"La valeur de l'excellence me guide. C'est
le message que je veux faire passer à mes collaborateurs. En tant que
cuisinier, on doit savoir faire la différence entre le bon et le moins bon et
ne pas transiger avec la qualité des produits. C'est pour cela que je suis
toujours à la recherche de fournisseurs qui donnent le meilleur d'eux-mêmes. J'ai
voulu être cuisinier dès l'enfance, j'ai passé un CAP à l'école hôtelière de
Strasbourg et me suis formé au buffet de la gare. J'y ai appris les bases
de la cuisine française, ça a été passionnant. Mais le style, c'est moi qui me
le suis donné. Jeune cuisinier, j'ai démarché les grandes maisons, sans succès.

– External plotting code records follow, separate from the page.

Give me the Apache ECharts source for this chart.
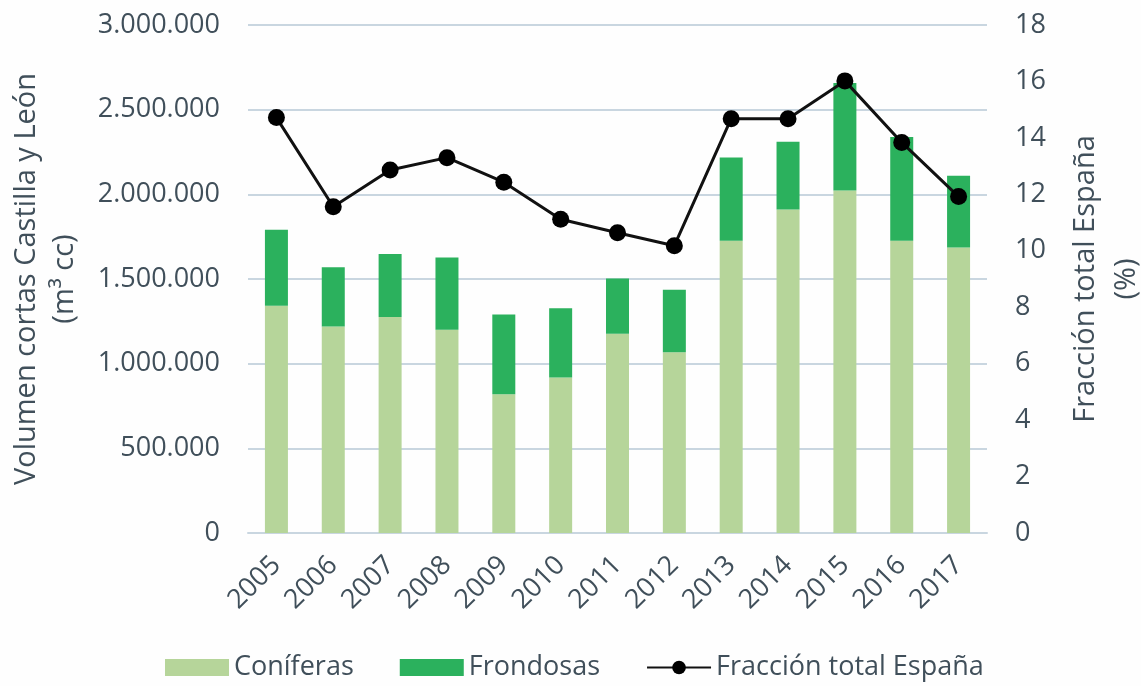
<!DOCTYPE html>
<html>
<head>
<meta charset="utf-8">
<script src="https://cdn.jsdelivr.net/npm/echarts@6/dist/echarts.min.js"></script>
<style>
  html, body { margin: 0; padding: 0; background: #fefefe; }
  #chart { width: 1141px; height: 686px; }
</style>
</head>
<body>
<div id="chart"></div>
<script>
var years = ["2005", "2006", "2007", "2008", "2009", "2010", "2011", "2012", "2013", "2014", "2015", "2016", "2017"];
var coniferas = [1342000, 1219000, 1275000, 1200000, 820000, 918000, 1176000, 1068000, 1726000, 1911000, 2023000, 1726000, 1686000];
var frondosas = [449000, 351000, 372000, 427000, 470000, 410000, 327000, 368000, 492000, 400000, 635000, 613000, 424000];
var fraccion = [14.72, 11.56, 12.86, 13.3, 12.43, 11.12, 10.64, 10.18, 14.68, 14.68, 16.02, 13.84, 11.92];

var textColor = "#404f5a";
var font = "'Open Sans', sans-serif";

function miles(v) {
  return String(v).replace(/\B(?=(\d{3})+(?!\d))/g, ".");
}

var chart = echarts.init(document.getElementById("chart"));

var option = {
  backgroundColor: "#fefefe",
  animation: false,
  textStyle: { fontFamily: font, color: textColor },
  grid: { left: 248, right: 154, top: 25, bottom: 153, outerBoundsMode: "none", containLabel: false },
  legend: {
    bottom: 0,
    left: 160,
    itemWidth: 64,
    itemHeight: 17,
    itemGap: 46,
    textStyle: { fontFamily: font, fontSize: 27, color: textColor },
    data: [
      { name: "Coníferas", icon: "rect" },
      { name: "Frondosas", icon: "rect" },
      { name: "Fracción total España" }
    ]
  },
  xAxis: {
    type: "category",
    data: years,
    axisLine: { show: true, lineStyle: { color: "#c9d6e0", width: 2 } },
    axisTick: { show: false },
    axisLabel: {
      rotate: 45,
      margin: 28,
      fontSize: 27,
      color: textColor
    }
  },
  yAxis: [
    {
      type: "value",
      min: 0,
      max: 3000000,
      interval: 500000,
      name: "Volumen cortas Castilla y León\n(m³ cc)",
      nameLocation: "middle",
      nameRotate: 90,
      nameGap: 164,
      nameTextStyle: { fontSize: 29, color: textColor, lineHeight: 38 },
      axisLine: { show: false },
      axisTick: { show: false },
      axisLabel: {
        margin: 28,
        fontSize: 27,
        color: textColor,
        formatter: function (v) { return miles(v); }
      },
      splitLine: { lineStyle: { color: "#c9d6e0", width: 2 } }
    },
    {
      type: "value",
      min: 0,
      max: 18,
      interval: 2,
      position: "right",
      name: "Fracción total España\n(%)",
      nameLocation: "middle",
      nameRotate: 90,
      nameGap: 78,
      nameTextStyle: { fontSize: 29, color: textColor, lineHeight: 41 },
      axisLine: { show: false },
      axisTick: { show: false },
      axisLabel: { margin: 28, fontSize: 27, color: textColor },
      splitLine: { show: false }
    }
  ],
  series: [
    {
      name: "Coníferas",
      type: "bar",
      stack: "vol",
      barWidth: 23,
      itemStyle: { color: "#b6d59a" },
      data: coniferas
    },
    {
      name: "Frondosas",
      type: "bar",
      stack: "vol",
      barWidth: 23,
      itemStyle: { color: "#2bb15d" },
      data: frondosas
    },
    {
      name: "Fracción total España",
      type: "line",
      yAxisIndex: 1,
      symbol: "circle",
      symbolSize: 17,
      lineStyle: { color: "#111111", width: 3 },
      itemStyle: { color: "#000000" },
      data: fraccion
    }
  ]
};

chart.setOption(option);
</script>
</body>
</html>
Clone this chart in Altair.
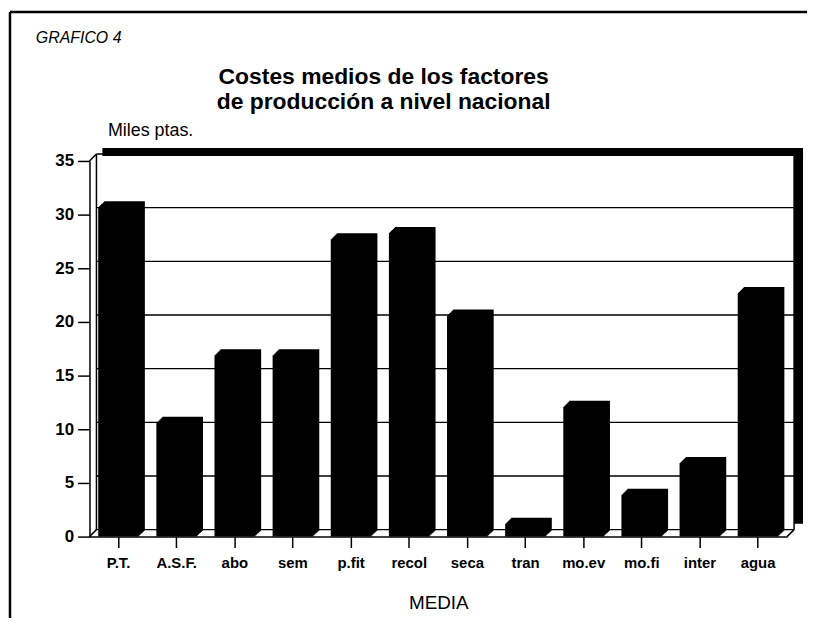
import altair as alt
import pandas as pd

# ---- data ----
categories = ["P.T.", "A.S.F.", "abo", "sem", "p.fit", "recol", "seca",
              "tran", "mo.ev", "mo.fi", "inter", "agua"]
values = [30.7, 10.6, 16.9, 16.9, 27.7, 28.3, 20.6, 1.2, 12.1, 3.9, 6.85, 22.7]
y_ticks = [0, 5, 10, 15, 20, 25, 30, 35]
grid_values = [0, 5, 10, 15, 20, 25, 30, 35]

title_lines = ["Costes medios de los factores", "de producción a nivel nacional"]
label_text = "GRAFICO 4"

# ---- layout ----
W, H = 702, 378
WALL = 7          # depth of the back wall
BAR_D = 6         # depth of the 3D bars
FONT = "Liberation Sans"

df = pd.DataFrame({"cat": categories, "val": values})
grid_df = pd.DataFrame({"val": grid_values})
one = pd.DataFrame({"k": [0]})

x_scale = alt.Scale(domain=categories, paddingInner=0.3, paddingOuter=0.15)
y_scale = alt.Scale(domain=[0, 35], nice=False)

x_axis = alt.Axis(title="MEDIA", labelAngle=0, labelFont=FONT, labelFontSize=15,
                  labelFontWeight="bold", labelColor="black", labelPadding=8,
                  tickSize=11, tickColor="black", tickWidth=1.5,
                  domainColor="black", domainWidth=1.5, grid=False,
                  titleFont=FONT, titleFontSize=19, titleFontWeight="normal",
                  titleColor="black", titleY=72, titleBaseline="alphabetic",
                  zindex=1)
y_axis = alt.Axis(values=y_ticks, title="Miles ptas.", titleAngle=0, titleX=18,
                  titleY=-26, titleAlign="left", titleBaseline="alphabetic",
                  titleFont=FONT, titleFontSize=18, titleFontWeight="normal",
                  titleColor="black", labelFont=FONT, labelFontSize=17,
                  labelFontWeight="bold", labelColor="black", labelPadding=4,
                  tickSize=12, tickColor="black", tickWidth=1.5,
                  domainColor="black", domainWidth=1.5, grid=False, zindex=1)

X = alt.X("cat:N", sort=categories, scale=x_scale, axis=x_axis)
Y = alt.Y("val:Q", scale=y_scale, axis=y_axis)

layers = []

# back wall grid lines (shifted up/right for the 3D wall)
layers.append(
    alt.Chart(grid_df).mark_rule(color="black", strokeWidth=1.3, yOffset=-WALL)
    .encode(y=Y, x=alt.value(WALL), x2=alt.value(W + WALL))
)

# wall edges
def rule(x, x2, y, y2, sw=1.5):
    return alt.Chart(one).mark_rule(color="black", strokeWidth=sw).encode(
        x=alt.value(x), x2=alt.value(x2), y=alt.value(y), y2=alt.value(y2))

layers.append(rule(WALL, WALL, -WALL, H - WALL))          # back-left edge
layers.append(rule(0, WALL, 0, -WALL))                    # top-left diagonal
layers.append(rule(0, WALL, H, H - WALL))                 # bottom-left diagonal
layers.append(rule(W, W + WALL, H, H - WALL))             # bottom-right diagonal
layers.append(rule(W + WALL, W + WALL, -WALL, H - WALL))  # back-right edge

# heavy shadow border top and right
layers.append(alt.Chart(one).mark_rect(color="black").encode(
    x=alt.value(13), x2=alt.value(W + 16), y=alt.value(-13), y2=alt.value(-5)))
layers.append(alt.Chart(one).mark_rect(color="black").encode(
    x=alt.value(W + 7), x2=alt.value(W + 16), y=alt.value(-13), y2=alt.value(H - 13)))

# 3D bars: stacked shifted copies
for k in range(BAR_D, -1, -1):
    layers.append(
        alt.Chart(df).mark_bar(color="black", xOffset=k, yOffset=-k, y2Offset=-k)
        .encode(x=X, y=Y)
    )

# outer frame (left and top)
layers.append(rule(-80, -80, -150, H + 90, sw=2.5))
layers.append(rule(-80, W + 40, -150, -150, sw=2.5))

# texts
layers.append(alt.Chart(one).mark_text(
    font=FONT, fontSize=16, fontStyle="italic", align="left",
    baseline="alphabetic", color="black").encode(
    x=alt.value(-54), y=alt.value(-119), text=alt.value(label_text)))
layers.append(alt.Chart(one).mark_text(
    font=FONT, fontSize=23, fontWeight="bold", align="center",
    baseline="alphabetic", color="black", lineHeight=25).encode(
    x=alt.value(296), y=alt.value(-77), text=alt.value(title_lines)))

chart = alt.layer(*layers).properties(
    width=W, height=H,
    autosize="none",
    padding={"left": 82, "top": 152, "right": 20, "bottom": 80},
    background="white",
).configure_view(stroke=None)

chart.save("out.html", embed_options={"renderer": "svg", "actions": False})
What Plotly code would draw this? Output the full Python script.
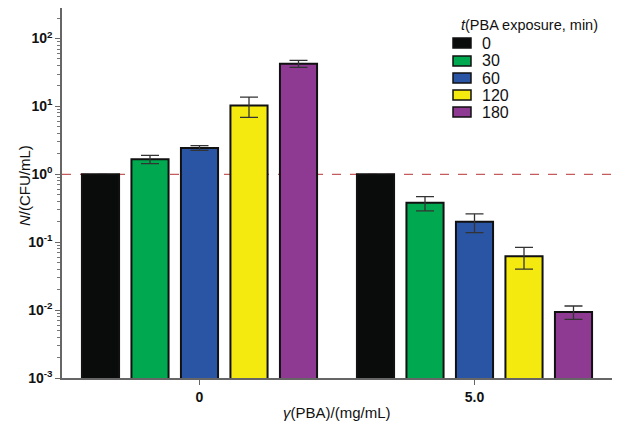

Cette confiance que je ne sentais pas chez les autres, cela me donnait des
forces intérieures. Je n'ai alors fait référence qu'à moi-même et, à 23 ans, j'ai
acheté un fonds de commerce, un restaurant où les ouvriers venaient manger en
semaine et les familles le dimanche. C'était vingt-cinq ans avant que n'arrivent
les trois étoiles au Buerehiesel.
Se donner du temps
Je n'étais pas pressé et mon souhait le
plus cher n'était pas d'avoir trois étoiles. Je n'étais jamais confronté à
cette cuisine de haut vol. Dès que j'ai pu, je suis allé dans de grands
restaurants et je me suis ouvert à la modernité du métier. C'est ainsi que je n'ai
pas voulu mettre trop d'éléments dans une assiette. La passion de la cuisine ne
me lâchait jamais. Je cuisinais quand je me réveillais la nuit, sur mon vélo la
journée, car je suis aussi un fêlé de bicyclette. Il m'arrivait de penser
poireau pendant trois heures en pédalant. Et quand je retournais dans ma
cuisine, il y avait une idée qui jaillissait. Ce sont des habitudes gagnantes
que je me suis promis de ne jamais changer. Il faut donner du temps à autre
chose qu'à son métier. L'homme a besoin de prendre du recul pour pouvoir mieux
accélérer.
L'arrivée à Paris
Après avoir tant donné, j'ai eu besoin de
changer de vie. Les trois étoiles, c'était de la haute couture, de la dentelle,
j'ai eu envie d'exprimer plus de simplicité et que ce soit accessible à plus de
monde. Il y avait mon fils, Eric,
qui travaillait avec moi à Strasbourg et à qui j'avais envie de donner de la
liberté. J'étais heureux de sa décision de garder le restaurant et de sa
réussite. Le restaurant Drouant (Paris, IIe) était à céder, je suis arrivé à
Paris, c'était en 2005. Il y avait eu aussi Le Vieil Ami sur l'île Saint-Louis
(Paris, IVe) en 2003. Quelques années plus tard, j'ai eu envie de faire quelque
chose de pas courant. J'ai ouvert Coq Rico (Paris, XVIIIe) en 2011, avec dans
chaque plat la présence de la volaille, mais en pensant que le client ne devait
pas s'ennuyer.
Coq Rico à New York
Je suis amoureux de New York et j'étais persuadé
que c'était là-bas que je pouvais prendre un plaisir à la hauteur de ma vie de
cuisinier. Le projet est né il y a trois ans de ma rencontre avec Francis
Staub qui avait aussi envie d'y faire quelque chose. Coq Rico devrait
ouvrir en octobre et j'ai la pétoche maintenant que ça s'approche. Mais je suis
heureux de me dire que le Coq va chanter là-bas tous les matins.
À New York, il
y a plein de très bons restaurants, mais peu traitent de la volaille. Je me
suis posé la question, y a-t-il moyen de trouver de beaux animaux ? J'ai
loué une voiture, j'ai visité des fermes dans la région et j'ai finalement
trouvé. Proposer du poulet plus cher que ce que les Américains ont l'habitude
de dépenser, c'est un risque. Ils sont prêts à dépenser de l'argent pour un
steak, mais vont-ils en faire autant pour de la volaille ? Le restaurant
proposera 17 recettes, dans un décor évoquant celui de Montmartre, en
ouverture 7 jours sur 7. Le chef est franco-américain, le directeur est un
de mes amis qui a accepté de me suivre et le maître d'hôtel a travaillé au Coq
Rico à Paris. Il y a huit Français dans l'équipe (40-45 personnes en tout). Je
vais donner du temps à l'ouverture, passer deux mois sur place. Antony
Clémot veille sur le restaurant de Paris."